Mark Wilson/Getty Images
Libby Nelson
Libby Nelson was Vox’s editorial director, politics and policy, leading coverage of how government action and inaction shape American life. Libby has more than a decade of policy journalism experience, including at Inside Higher Ed and Politico. She joined Vox in 2014.

Within seconds of Jeb Bush announcing that he would start to think about maybe running for president, another narrative had started up: Jeb Bush is doomed because he supports Common Core.

The Republican Party isn’t fond of the Common Core, a set of expectations for what students should know and be able to do in reading and math shared by 43 states. The most recent Gallup poll found 76 percent of Republicans oppose the standards. This summer, the Pew Research Center found opposition was nearly identical among both pro-business conservatives and cultural conservatives.

The question is how much this will matter. Previous Republican nominees haven’t always walked in lockstep with the party consensus on every issue. And while Common Core has a lot of symbolic political potency, it doesn’t carry a lot of policy weight.

1) Bush isn’t the only possible Republican candidate supporting Common Core

Bush has become the Republican face of Common Core because he’s been particularly vocal about his support for the standards. And because he isn’t currently in office, he hasn’t had as much national exposure on other issues. (Immigration is an exception.)

It’s possible that if Bush agrees with every other possible Republican candidate on every other more important issue (taxes, immigration, foreign policy, health care, and so on), Common Core will take on an outsize importance as a way to distinguish him from the rest of the pack. But Bush isn’t even the only possible candidate who supports Common Core. Several other possible contenders have Common Core support in their past — Bobby Jindal, Mike Huckabee — even if they’ve renounced the standards now. New Jersey Governor Chris Christie remains a stalwart Common Core supporter for now.

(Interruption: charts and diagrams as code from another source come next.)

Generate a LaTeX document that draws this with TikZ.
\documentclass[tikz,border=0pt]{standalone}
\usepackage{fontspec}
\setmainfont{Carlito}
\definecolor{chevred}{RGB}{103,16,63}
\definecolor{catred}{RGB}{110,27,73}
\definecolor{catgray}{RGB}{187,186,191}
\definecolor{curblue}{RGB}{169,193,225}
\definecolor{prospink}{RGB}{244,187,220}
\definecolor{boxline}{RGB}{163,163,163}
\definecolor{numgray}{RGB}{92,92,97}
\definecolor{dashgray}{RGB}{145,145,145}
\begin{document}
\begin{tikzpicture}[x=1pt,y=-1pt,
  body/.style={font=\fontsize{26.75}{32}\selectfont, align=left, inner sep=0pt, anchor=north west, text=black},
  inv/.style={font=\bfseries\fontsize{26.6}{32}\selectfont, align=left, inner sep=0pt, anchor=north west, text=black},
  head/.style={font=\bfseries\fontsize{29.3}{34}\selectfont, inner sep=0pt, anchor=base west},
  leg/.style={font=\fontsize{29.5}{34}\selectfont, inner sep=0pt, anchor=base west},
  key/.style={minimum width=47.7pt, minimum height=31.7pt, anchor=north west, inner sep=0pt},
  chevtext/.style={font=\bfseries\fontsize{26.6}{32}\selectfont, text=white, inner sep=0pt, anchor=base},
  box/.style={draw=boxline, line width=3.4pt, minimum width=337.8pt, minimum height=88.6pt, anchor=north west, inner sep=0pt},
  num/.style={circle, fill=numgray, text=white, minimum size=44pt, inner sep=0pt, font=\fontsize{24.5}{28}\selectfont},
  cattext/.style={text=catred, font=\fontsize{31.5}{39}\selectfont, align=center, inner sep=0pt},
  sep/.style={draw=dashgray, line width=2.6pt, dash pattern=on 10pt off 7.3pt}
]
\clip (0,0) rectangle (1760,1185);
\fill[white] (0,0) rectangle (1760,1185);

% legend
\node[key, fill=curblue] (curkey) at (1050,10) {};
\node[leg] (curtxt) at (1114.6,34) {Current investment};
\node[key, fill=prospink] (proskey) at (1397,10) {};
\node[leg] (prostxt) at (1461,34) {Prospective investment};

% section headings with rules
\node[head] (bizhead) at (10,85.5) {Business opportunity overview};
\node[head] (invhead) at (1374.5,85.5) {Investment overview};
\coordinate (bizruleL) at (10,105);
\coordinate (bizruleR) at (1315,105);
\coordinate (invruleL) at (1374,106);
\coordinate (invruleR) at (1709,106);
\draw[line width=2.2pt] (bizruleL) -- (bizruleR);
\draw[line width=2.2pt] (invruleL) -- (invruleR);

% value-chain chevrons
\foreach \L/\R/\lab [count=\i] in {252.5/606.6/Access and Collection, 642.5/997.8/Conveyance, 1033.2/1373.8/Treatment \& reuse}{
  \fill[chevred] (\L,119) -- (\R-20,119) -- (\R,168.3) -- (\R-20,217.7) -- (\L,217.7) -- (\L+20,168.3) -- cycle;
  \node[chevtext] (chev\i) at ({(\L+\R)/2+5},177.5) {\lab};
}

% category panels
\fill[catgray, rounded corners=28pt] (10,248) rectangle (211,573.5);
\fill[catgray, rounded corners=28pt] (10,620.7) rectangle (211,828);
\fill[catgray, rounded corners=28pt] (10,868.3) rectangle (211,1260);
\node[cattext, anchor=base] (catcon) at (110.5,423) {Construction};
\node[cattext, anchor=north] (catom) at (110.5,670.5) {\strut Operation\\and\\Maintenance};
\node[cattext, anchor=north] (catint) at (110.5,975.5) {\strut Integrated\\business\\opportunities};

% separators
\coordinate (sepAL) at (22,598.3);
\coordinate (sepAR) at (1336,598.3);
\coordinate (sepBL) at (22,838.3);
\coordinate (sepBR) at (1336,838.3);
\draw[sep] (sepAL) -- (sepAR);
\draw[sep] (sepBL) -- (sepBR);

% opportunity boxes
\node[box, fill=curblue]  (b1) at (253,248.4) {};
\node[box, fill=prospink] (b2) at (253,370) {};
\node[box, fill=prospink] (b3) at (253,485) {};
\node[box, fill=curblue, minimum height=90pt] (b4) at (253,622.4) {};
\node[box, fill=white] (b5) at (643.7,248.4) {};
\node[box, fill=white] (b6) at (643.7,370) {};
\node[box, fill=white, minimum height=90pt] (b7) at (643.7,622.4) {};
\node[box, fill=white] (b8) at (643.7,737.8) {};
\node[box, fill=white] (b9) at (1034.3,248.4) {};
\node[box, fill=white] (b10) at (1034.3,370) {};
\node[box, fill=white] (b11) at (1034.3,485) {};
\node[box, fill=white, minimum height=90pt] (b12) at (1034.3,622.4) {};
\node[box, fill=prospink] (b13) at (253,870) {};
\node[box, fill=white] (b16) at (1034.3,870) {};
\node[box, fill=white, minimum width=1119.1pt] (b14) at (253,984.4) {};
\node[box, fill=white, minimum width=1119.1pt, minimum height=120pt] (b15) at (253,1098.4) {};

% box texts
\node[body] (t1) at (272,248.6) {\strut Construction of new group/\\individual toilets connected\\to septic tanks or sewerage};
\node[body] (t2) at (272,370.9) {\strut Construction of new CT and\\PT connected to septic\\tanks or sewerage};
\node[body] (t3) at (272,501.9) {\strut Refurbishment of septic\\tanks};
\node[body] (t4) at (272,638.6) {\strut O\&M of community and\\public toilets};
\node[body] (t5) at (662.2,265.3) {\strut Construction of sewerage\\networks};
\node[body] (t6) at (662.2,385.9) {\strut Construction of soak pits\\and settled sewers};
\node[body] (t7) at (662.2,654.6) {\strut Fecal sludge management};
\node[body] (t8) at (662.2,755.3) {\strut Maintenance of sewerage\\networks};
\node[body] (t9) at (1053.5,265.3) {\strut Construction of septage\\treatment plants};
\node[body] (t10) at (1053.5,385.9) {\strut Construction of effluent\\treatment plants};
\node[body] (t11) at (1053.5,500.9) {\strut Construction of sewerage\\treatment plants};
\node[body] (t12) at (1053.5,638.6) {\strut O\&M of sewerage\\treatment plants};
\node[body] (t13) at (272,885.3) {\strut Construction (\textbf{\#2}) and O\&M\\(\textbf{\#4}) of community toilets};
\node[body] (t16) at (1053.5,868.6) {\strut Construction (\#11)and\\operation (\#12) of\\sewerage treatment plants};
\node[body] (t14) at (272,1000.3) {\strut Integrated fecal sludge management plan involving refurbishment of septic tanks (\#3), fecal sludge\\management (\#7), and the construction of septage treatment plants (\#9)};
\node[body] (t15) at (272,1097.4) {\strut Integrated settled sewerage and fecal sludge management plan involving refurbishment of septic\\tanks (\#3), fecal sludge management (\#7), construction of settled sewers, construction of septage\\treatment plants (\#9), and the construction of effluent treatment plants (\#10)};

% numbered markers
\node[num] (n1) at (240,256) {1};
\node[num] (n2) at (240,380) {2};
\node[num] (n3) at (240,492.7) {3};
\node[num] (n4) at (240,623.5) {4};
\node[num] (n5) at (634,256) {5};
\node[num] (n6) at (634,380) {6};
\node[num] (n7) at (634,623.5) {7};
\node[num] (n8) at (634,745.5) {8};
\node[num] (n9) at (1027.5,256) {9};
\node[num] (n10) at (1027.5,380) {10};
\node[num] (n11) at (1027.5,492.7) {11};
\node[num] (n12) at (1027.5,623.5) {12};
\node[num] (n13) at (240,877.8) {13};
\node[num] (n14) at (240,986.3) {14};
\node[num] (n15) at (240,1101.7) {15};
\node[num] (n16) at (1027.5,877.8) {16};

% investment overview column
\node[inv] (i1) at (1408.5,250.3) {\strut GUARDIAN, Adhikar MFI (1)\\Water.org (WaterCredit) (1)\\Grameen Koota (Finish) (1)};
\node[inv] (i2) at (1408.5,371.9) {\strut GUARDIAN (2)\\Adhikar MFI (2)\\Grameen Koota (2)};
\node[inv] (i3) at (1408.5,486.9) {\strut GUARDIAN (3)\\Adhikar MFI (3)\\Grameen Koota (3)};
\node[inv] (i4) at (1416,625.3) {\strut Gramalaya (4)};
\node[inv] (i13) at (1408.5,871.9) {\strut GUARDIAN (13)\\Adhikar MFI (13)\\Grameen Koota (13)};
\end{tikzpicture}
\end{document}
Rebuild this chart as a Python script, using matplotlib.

2) The president can’t do much about Common Core

Whether to support Common Core has become a shibboleth for all kinds of conservative causes. But it’s not clear that it matters much if the next president is pro- or anti-Common Core. At this point, the reality of the standards matches a popular talking point from their supporters: they really are a state issue. Governors and state legislatures can successfully throw out the Common Core. The federal government can’t.

This means Bush’s heresy isn’t on a conservative issue where he could make an immediate difference. Even if voters elect an anti-Common Core president, getting rid of the standards requires action from the 43 states currently using them. The only possible way the White House could swing things would be offering incentives for states to ditch the standards — the same approach that Obama used to get states to adopt them in the first place, and which Republicans criticize as big government overreach.

3) Education is a second-tier issue at the federal level

This one really is a liability for Bush, but not because he supports Common Core. It’s because It’s because his national leadership on education issues as a whole might not be all that important. Education has been a backwater policy issue in the Republican Party, with the exception of George W. Bush’s first campaign.

When the Pew Research Center asked voters about the most important issues in the 2014 election, education didn't even show up on the list. And the back-burner nature of education issues is particularly true for Republican voters. In 2012, 84 percent of people who voted for Obama said education was "very" important to their vote. Just 52 percent of Romney voters said the same.